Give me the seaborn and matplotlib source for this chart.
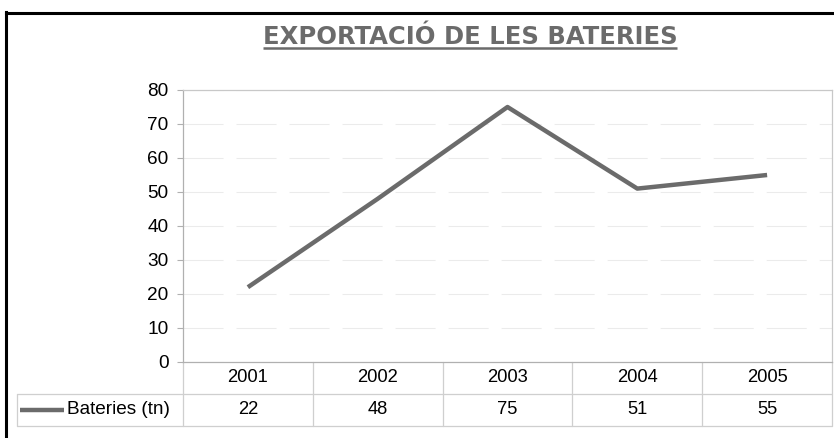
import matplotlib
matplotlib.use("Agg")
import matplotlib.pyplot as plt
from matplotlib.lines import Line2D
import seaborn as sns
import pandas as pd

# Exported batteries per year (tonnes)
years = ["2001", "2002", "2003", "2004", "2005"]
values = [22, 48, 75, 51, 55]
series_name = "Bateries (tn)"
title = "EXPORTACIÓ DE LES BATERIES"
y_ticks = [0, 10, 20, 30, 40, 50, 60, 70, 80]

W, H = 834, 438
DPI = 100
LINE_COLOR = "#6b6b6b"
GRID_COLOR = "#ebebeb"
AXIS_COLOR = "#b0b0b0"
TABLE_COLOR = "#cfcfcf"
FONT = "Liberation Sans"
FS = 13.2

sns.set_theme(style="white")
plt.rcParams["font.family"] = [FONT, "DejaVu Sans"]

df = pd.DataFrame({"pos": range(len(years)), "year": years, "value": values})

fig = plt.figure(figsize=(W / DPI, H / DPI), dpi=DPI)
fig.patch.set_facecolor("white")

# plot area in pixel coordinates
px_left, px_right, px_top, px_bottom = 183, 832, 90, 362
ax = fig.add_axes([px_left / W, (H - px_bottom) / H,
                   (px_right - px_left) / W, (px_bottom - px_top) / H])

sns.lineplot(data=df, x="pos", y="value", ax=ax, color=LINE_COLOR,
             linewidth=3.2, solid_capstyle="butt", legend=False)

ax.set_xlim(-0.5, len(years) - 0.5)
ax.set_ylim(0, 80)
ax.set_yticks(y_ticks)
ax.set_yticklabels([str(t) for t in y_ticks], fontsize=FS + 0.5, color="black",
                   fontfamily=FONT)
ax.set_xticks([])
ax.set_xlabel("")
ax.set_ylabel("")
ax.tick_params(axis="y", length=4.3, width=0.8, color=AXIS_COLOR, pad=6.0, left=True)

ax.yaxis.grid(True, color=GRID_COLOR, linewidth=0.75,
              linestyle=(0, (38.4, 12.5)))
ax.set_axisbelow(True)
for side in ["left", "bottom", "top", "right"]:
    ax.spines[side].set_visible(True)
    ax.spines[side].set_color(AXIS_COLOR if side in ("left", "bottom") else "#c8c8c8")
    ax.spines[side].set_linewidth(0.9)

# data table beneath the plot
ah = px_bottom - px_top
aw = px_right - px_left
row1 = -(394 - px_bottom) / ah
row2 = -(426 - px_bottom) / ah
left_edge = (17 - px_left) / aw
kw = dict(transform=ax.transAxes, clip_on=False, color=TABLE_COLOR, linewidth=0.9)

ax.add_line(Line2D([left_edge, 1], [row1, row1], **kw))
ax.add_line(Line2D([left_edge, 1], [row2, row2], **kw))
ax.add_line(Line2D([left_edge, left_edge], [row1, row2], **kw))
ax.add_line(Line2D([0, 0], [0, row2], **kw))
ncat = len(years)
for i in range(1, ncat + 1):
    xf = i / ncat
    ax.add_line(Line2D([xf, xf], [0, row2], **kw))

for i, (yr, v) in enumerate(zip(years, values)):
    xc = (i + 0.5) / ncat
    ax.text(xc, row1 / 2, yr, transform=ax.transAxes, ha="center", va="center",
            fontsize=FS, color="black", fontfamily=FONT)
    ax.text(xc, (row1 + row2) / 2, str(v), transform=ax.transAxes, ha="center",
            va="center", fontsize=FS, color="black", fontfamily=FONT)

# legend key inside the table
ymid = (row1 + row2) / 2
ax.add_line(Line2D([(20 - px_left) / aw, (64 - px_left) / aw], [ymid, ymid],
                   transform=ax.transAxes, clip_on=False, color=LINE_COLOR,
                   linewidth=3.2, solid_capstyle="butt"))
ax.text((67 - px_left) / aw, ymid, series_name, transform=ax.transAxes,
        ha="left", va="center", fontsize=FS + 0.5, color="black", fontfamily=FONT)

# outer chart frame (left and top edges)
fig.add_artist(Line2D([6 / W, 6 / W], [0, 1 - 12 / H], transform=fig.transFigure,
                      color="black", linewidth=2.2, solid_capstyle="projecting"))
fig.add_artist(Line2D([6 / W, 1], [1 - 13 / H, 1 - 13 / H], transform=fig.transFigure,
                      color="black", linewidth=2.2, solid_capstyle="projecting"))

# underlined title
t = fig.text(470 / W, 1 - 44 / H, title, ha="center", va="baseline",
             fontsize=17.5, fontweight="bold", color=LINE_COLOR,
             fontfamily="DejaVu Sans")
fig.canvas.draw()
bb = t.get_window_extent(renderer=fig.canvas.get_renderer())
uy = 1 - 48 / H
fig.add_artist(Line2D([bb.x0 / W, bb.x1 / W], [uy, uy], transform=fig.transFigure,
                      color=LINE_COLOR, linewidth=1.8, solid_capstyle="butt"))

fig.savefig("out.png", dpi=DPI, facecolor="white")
# # # # # # #
# Task instructions
Skip the pictures, please, and transcribe only the lines from the beginning of the material through the one that contains "y_ticks = [0, 10, 20, 30, 40, 50, 60, 70, 80]".

# Final result
Give me the seaborn and matplotlib source for this chart.
import matplotlib
matplotlib.use("Agg")
import matplotlib.pyplot as plt
from matplotlib.lines import Line2D
import seaborn as sns
import pandas as pd

# Exported batteries per year (tonnes)
years = ["2001", "2002", "2003", "2004", "2005"]
values = [22, 48, 75, 51, 55]
series_name = "Bateries (tn)"
title = "EXPORTACIÓ DE LES BATERIES"
y_ticks = [0, 10, 20, 30, 40, 50, 60, 70, 80]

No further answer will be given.